Here in a sense conventional disposal of the issue was avoided for laudable but misguided reasons. It is still open to these parents to avoid the expense and stress of retrial. They seemingly have confidence in the practical outcome of the trial below. Neither has suggested for a moment that what has emerged has not worked smoothly for L's benefit. There is really no need to litigate at length at retrial given the underlying strength of the present arrangements.

19.

So there needs to be a greater measure of confidence each parent of the other and both in a good future. It is unfortunate that it is only a word on one side or the other side that brings the case to this court and which threatens to take it back for re-hearing. So I hope the parents will think very carefully before they continue this struggle. There will obviously be excellent mediation facilities in the catchment areas.

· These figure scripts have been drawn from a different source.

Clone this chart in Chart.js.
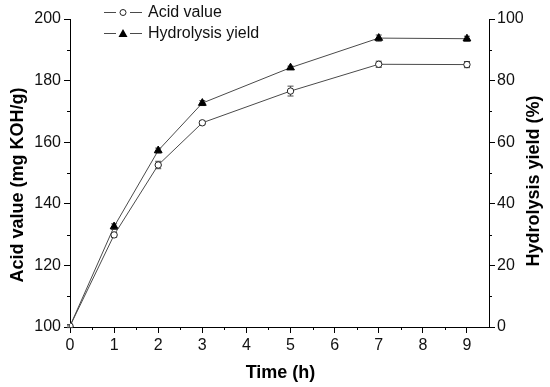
<!DOCTYPE html>
<html>
<head>
<meta charset="utf-8">
<script src="https://cdn.jsdelivr.net/npm/chart.js@4.4.1/dist/chart.umd.min.js"></script>
<style>
  html, body { margin: 0; padding: 0; background: #fff; }
  #wrap { width: 550px; height: 387px; position: relative; }
</style>
</head>
<body>
<div id="wrap"><canvas id="line-chart"></canvas></div>
<script>
// data
var timeH = [0, 1, 2, 3, 5, 7, 9];
var acidValue = [100.3, 129.9, 152.6, 166.3, 176.6, 185.3, 185.2];
var acidErr = [0.5, 0.8, 1.2, 0.6, 1.6, 1.0, 1.0];
var hydrolysisYield = [0.3, 32.6, 57.3, 72.7, 84.2, 93.8, 93.6];
var yieldErr = [0.3, 0.9, 0.8, 0.8, 0.5, 1.0, 0.8];

var fontFam = "'Liberation Sans', Arial, sans-serif";
var lineCol = '#4a4a4a';

function pts(xs, ys) {
  return xs.map(function (x, i) { return { x: x, y: ys[i] }; });
}

// error bars, minor ticks, rotated titles and the in-plot legend
var extras = {
  id: 'extras',
  beforeDatasetsDraw: function (chart) {
    var ctx = chart.ctx;
    var sets = [[0, acidErr, 'y'], [1, yieldErr, 'y1']];
    ctx.save();
    ctx.strokeStyle = lineCol;
    ctx.lineWidth = 1;
    sets.forEach(function (s) {
      var ds = chart.data.datasets[s[0]];
      var ys = chart.scales[s[2]];
      ds.data.forEach(function (p, i) {
        var e = s[1][i];
        var px = chart.scales.x.getPixelForValue(p.x);
        var top = ys.getPixelForValue(p.y + e);
        var bot = ys.getPixelForValue(p.y - e);
        ctx.beginPath();
        ctx.moveTo(px, top); ctx.lineTo(px, bot);
        ctx.moveTo(px - 3, top); ctx.lineTo(px + 3, top);
        ctx.moveTo(px - 3, bot); ctx.lineTo(px + 3, bot);
        ctx.stroke();
      });
    });
    ctx.restore();
  },
  afterDraw: function (chart) {
    var ctx = chart.ctx;
    var a = chart.chartArea;
    var x = chart.scales.x, y = chart.scales.y, y1 = chart.scales.y1;
    ctx.save();
    ctx.strokeStyle = '#000';
    ctx.lineWidth = 1;
    ctx.beginPath();
    for (var v = 0.5; v <= 9; v += 1) {
      var px = Math.round(x.getPixelForValue(v)) + 0.5;
      ctx.moveTo(px, a.bottom); ctx.lineTo(px, a.bottom + 3);
    }
    for (var v2 = 110; v2 < 200; v2 += 20) {
      var py = Math.round(y.getPixelForValue(v2)) + 0.5;
      ctx.moveTo(a.left, py); ctx.lineTo(a.left - 3, py);
    }
    for (var v3 = 10; v3 < 100; v3 += 20) {
      var py1 = Math.round(y1.getPixelForValue(v3)) + 0.5;
      ctx.moveTo(a.right, py1); ctx.lineTo(a.right + 3, py1);
    }
    ctx.stroke();

    // axis titles
    ctx.fillStyle = '#000';
    ctx.font = 'bold 18px ' + fontFam;
    ctx.textAlign = 'center';
    ctx.textBaseline = 'middle';
    ctx.fillText('Time (h)', (a.left + a.right) / 2 + 1, 373);
    ctx.save();
    ctx.translate(18, 185);
    ctx.rotate(-Math.PI / 2);
    ctx.fillText('Acid value (mg KOH/g)', 0, 0);
    ctx.restore();
    ctx.save();
    ctx.translate(534, 181);
    ctx.rotate(-Math.PI / 2);
    ctx.fillText('Hydrolysis yield (%)', 0, 0);
    ctx.restore();

    // legend
    var rows = [['Acid value', 12, 'circle'], ['Hydrolysis yield', 33, 'triangle']];
    ctx.font = '16px ' + fontFam;
    ctx.textAlign = 'left';
    rows.forEach(function (r) {
      var ly = r[1] + 0.5;
      ctx.strokeStyle = lineCol;
      ctx.beginPath();
      ctx.moveTo(104, ly); ctx.lineTo(116, ly);
      ctx.moveTo(130, ly); ctx.lineTo(142, ly);
      ctx.stroke();
      if (r[2] === 'circle') {
        ctx.beginPath();
        ctx.arc(123, ly, 3, 0, Math.PI * 2);
        ctx.fillStyle = '#fff'; ctx.fill();
        ctx.strokeStyle = '#222'; ctx.stroke();
      } else {
        ctx.beginPath();
        ctx.moveTo(123, ly - 4.5); ctx.lineTo(127.5, ly + 3.5); ctx.lineTo(118.5, ly + 3.5);
        ctx.closePath();
        ctx.fillStyle = '#000'; ctx.fill();
      }
      ctx.fillStyle = '#111';
      ctx.fillText(r[0], 148, r[1] + 1);
    });
    ctx.restore();
  }
};

var tickFont = { family: fontFam, size: 16 };

var lineChart = new Chart(document.getElementById('line-chart').getContext('2d'), {
  type: 'line',
  data: {
    datasets: [{
      label: 'Acid value',
      data: pts(timeH, acidValue),
      yAxisID: 'y',
      borderColor: lineCol,
      borderWidth: 1,
      pointStyle: 'circle',
      pointRadius: 3.2,
      pointBackgroundColor: '#fff',
      pointBorderColor: '#222',
      pointBorderWidth: 1,
      fill: false,
      tension: 0
    }, {
      label: 'Hydrolysis yield',
      data: pts(timeH, hydrolysisYield),
      yAxisID: 'y1',
      borderColor: lineCol,
      borderWidth: 1,
      pointStyle: 'triangle',
      pointRadius: 4.5,
      pointBackgroundColor: '#000',
      pointBorderColor: '#000',
      pointBorderWidth: 1,
      fill: false,
      tension: 0
    }]
  },
  options: {
    responsive: true,
    maintainAspectRatio: false,
    animation: false,
    layout: { padding: { top: 19, left: 0, right: 0, bottom: 0 } },
    plugins: { legend: { display: false }, tooltip: { enabled: false } },
    scales: {
      x: {
        type: 'linear',
        min: 0, max: 9.5,
        afterFit: function (s) { s.height = 60; },
        ticks: { stepSize: 1, includeBounds: false, color: '#111', font: tickFont, padding: 3, maxRotation: 0 },
        grid: { drawOnChartArea: false, drawTicks: true, tickLength: 6, color: '#000' },
        border: { color: '#000', width: 1 }
      },
      y: {
        position: 'left',
        min: 100, max: 200,
        afterFit: function (s) { s.width = 70; },
        ticks: { stepSize: 20, color: '#111', font: tickFont, padding: 3 },
        grid: { drawOnChartArea: false, drawTicks: true, tickLength: 6, color: '#000' },
        border: { color: '#000', width: 1 }
      },
      y1: {
        position: 'right',
        min: 0, max: 100,
        afterFit: function (s) { s.width = 61; },
        ticks: { stepSize: 20, color: '#111', font: tickFont, padding: 2 },
        grid: { drawOnChartArea: false, drawTicks: true, tickLength: 6, color: '#000' },
        border: { color: '#000', width: 1 }
      }
    }
  },
  plugins: [extras]
});
</script>
</body>
</html>
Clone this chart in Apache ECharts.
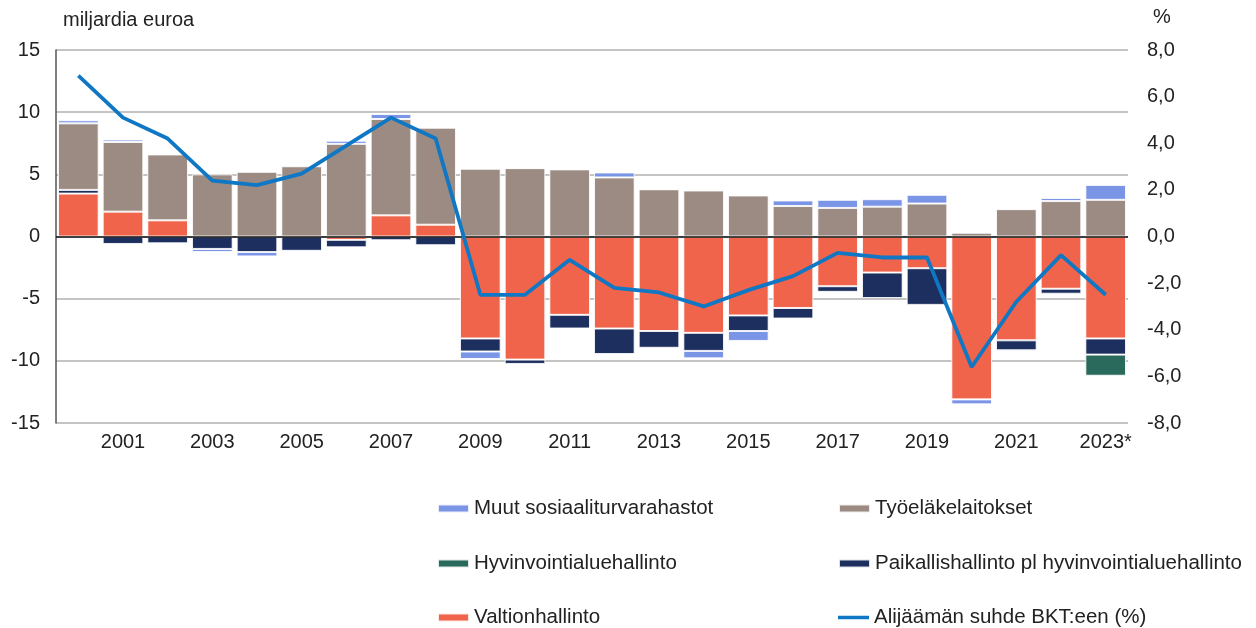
<!DOCTYPE html>
<html>
<head>
<meta charset="utf-8">
<script src="https://cdn.jsdelivr.net/npm/echarts@6/dist/echarts.min.js"></script>
<style>html,body{margin:0;padding:0;background:#fff;}#c{width:1256px;height:628px;}</style>
</head>
<body>
<div id="c"></div>
<script>
const years = ['2000','2001','2002','2003','2004','2005','2006','2007','2008','2009','2010','2011','2012','2013','2014','2015','2016','2017','2018','2019','2020','2021','2022','2023*'];
const valtionhallinto = [3.45,2.0,1.3,0,0,0,-0.27,1.7,0.95,-8.2,-9.9,-6.3,-7.4,-7.6,-7.75,-6.35,-5.75,-4.0,-2.9,-2.55,-13.1,-8.35,-4.2,-8.2];
const paikallishallinto = [0.3,-0.6,-0.55,-1.0,-1.25,-1.15,-0.6,-0.3,-0.7,-1.05,-0.35,-1.1,-2.05,-1.35,-1.45,-1.25,-0.85,-0.45,-2.05,-2.95,0,-0.8,-0.4,-1.3];
const hyvinvointialue = [null,null,null,null,null,null,null,null,null,null,null,null,null,null,null,null,null,null,null,null,null,null,null,-1.7];
const tyoelakelaitokset = [5.35,5.6,5.3,5.0,5.2,5.65,7.45,7.75,7.8,5.45,5.5,5.4,4.75,3.8,3.7,3.3,2.45,2.3,2.4,2.65,0.3,2.2,2.85,2.95];
const muutRahastot = [0.25,0.2,0.05,-0.25,-0.35,-0.1,0.25,0.4,0.05,-0.6,0,0,0.4,0,-0.6,-0.8,0.45,0.65,0.6,0.7,-0.4,-0.1,0.25,1.2];
const alijaamaBkt = [6.9,5.1,4.2,2.4,2.2,2.7,3.9,5.1,4.2,-2.5,-2.5,-1.0,-2.2,-2.4,-3.0,-2.3,-1.7,-0.7,-0.9,-0.9,-5.6,-2.8,-0.8,-2.5];

const leftTicks = {min:-15, max:15, interval:5};
const rightTicks = {min:-8, max:8, interval:2};

const FONT = 'Liberation Sans, Arial, sans-serif';
const TXT = '#222';
const names = {
  muut: 'Muut sosiaaliturvarahastot',
  tyo: 'Työeläkelaitokset',
  hyv: 'Hyvinvointialuehallinto',
  paik: 'Paikallishallinto pl hyvinvointialuehallinto',
  valt: 'Valtionhallinto',
  line: 'Alijäämän suhde BKT:een (%)'
};
const colors = {muut:'#7b95e6', tyo:'#9b8b82', hyv:'#2a6a5c', paik:'#1c2f5e', valt:'#f0644b', line:'#0f77c4'};

function barSeries(name, data, color, extra) {
  return Object.assign({
    name: name, type: 'bar', stack: 'total', data: data,
    barCategoryGap: '9%',
    itemStyle: {color: color, borderColor: 'rgba(255,255,255,0.85)', borderWidth: 1},
    emphasis: {disabled: true}
  }, extra || {});
}

function legendItem(name, left, top, iconH) {
  return {
    left: left, top: top, orient: 'horizontal', padding: 0, itemWidth: 31, itemHeight: iconH || 8,
    selectedMode: false,
    textStyle: {fontFamily: FONT, fontSize: 20.5, color: TXT, lineHeight: 20},
    data: [{name: name, icon: 'rect'}]
  };
}

const chart = echarts.init(document.getElementById('c'), null, {renderer: 'canvas'});
chart.setOption({
  animation: false,
  grid: {left: 56, right: 128, top: 50, bottom: 205, containLabel: false},
  graphic: [
    {type: 'text', left: 63, top: 10, style: {text: 'miljardia euroa', font: '20px ' + FONT, fill: TXT}},
    {type: 'text', left: 1153, top: 7, style: {text: '%', font: '20px ' + FONT, fill: TXT}}
  ],
  legend: [
    legendItem(names.muut, 437, 498),
    legendItem(names.hyv, 437, 553),
    legendItem(names.valt, 437, 607),
    legendItem(names.tyo, 838, 498),
    legendItem(names.paik, 838, 553),
    legendItem(names.line, 838, 607, 3.5)
  ],
  xAxis: {
    type: 'category', data: years,
    axisLine: {show: false}, axisTick: {show: false},
    axisLabel: {
      interval: function (i) { return i % 2 === 1; },
      margin: 9, fontFamily: FONT, fontSize: 20, color: TXT
    }
  },
  yAxis: [
    {
      type: 'value', min: leftTicks.min, max: leftTicks.max, interval: leftTicks.interval,
      axisLine: {show: true, lineStyle: {color: '#555', width: 1.5}},
      axisTick: {show: false},
      splitLine: {show: true, lineStyle: {color: '#b0b0b0', width: 1.5}},
      axisLabel: {margin: 16, fontFamily: FONT, fontSize: 20, color: TXT}
    },
    {
      type: 'value', min: rightTicks.min, max: rightTicks.max, interval: rightTicks.interval,
      axisLine: {show: false}, axisTick: {show: false}, splitLine: {show: false},
      axisLabel: {
        margin: 19, fontFamily: FONT, fontSize: 20, color: TXT,
        formatter: function (v) { return v.toFixed(1).replace('.', ','); }
      }
    }
  ],
  series: [
    barSeries(names.valt, valtionhallinto, colors.valt, {
      markLine: {
        silent: true, symbol: 'none', label: {show: false},
        lineStyle: {color: '#111', width: 1.5, type: 'solid'},
        data: [{yAxis: 0}]
      }
    }),
    barSeries(names.paik, paikallishallinto, colors.paik),
    barSeries(names.hyv, hyvinvointialue, colors.hyv),
    barSeries(names.tyo, tyoelakelaitokset, colors.tyo),
    barSeries(names.muut, muutRahastot, colors.muut),
    {
      name: names.line, type: 'line', yAxisIndex: 1, data: alijaamaBkt,
      symbol: 'none', showSymbol: false, z: 5,
      lineStyle: {color: colors.line, width: 3.8},
      itemStyle: {color: colors.line},
      emphasis: {disabled: true}
    }
  ]
});
</script>
</body>
</html>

Equally they could consent to a mediation within the Court of Appeal scheme and under the supervision of this court a mediator would be swiftly appointed and hopefully productively appointed But I would, as already indicated, allow the appeal and set aside the order below.

Lord Justice Moore-Bick:

20.

I agree. There is nothing I can usefully add beyond adding my encouragement to the parents to consider the fact that the order made by the judge has in practice proved to be very beneficial, and the same arrangements could be put in place, as my Lord has indicated, through a form of order which the court does have jurisdiction to make.

Lord Justice Aikens :

21.

I agree.

Order: Appeal allowed

Post Script

The mother subsequently, by letter of 1st July 2010, informed me that counsel’s statement recorded in paragraph 2 above is inaccurate and that the father’s application was not for shared residence but defined contact and parental responsibility.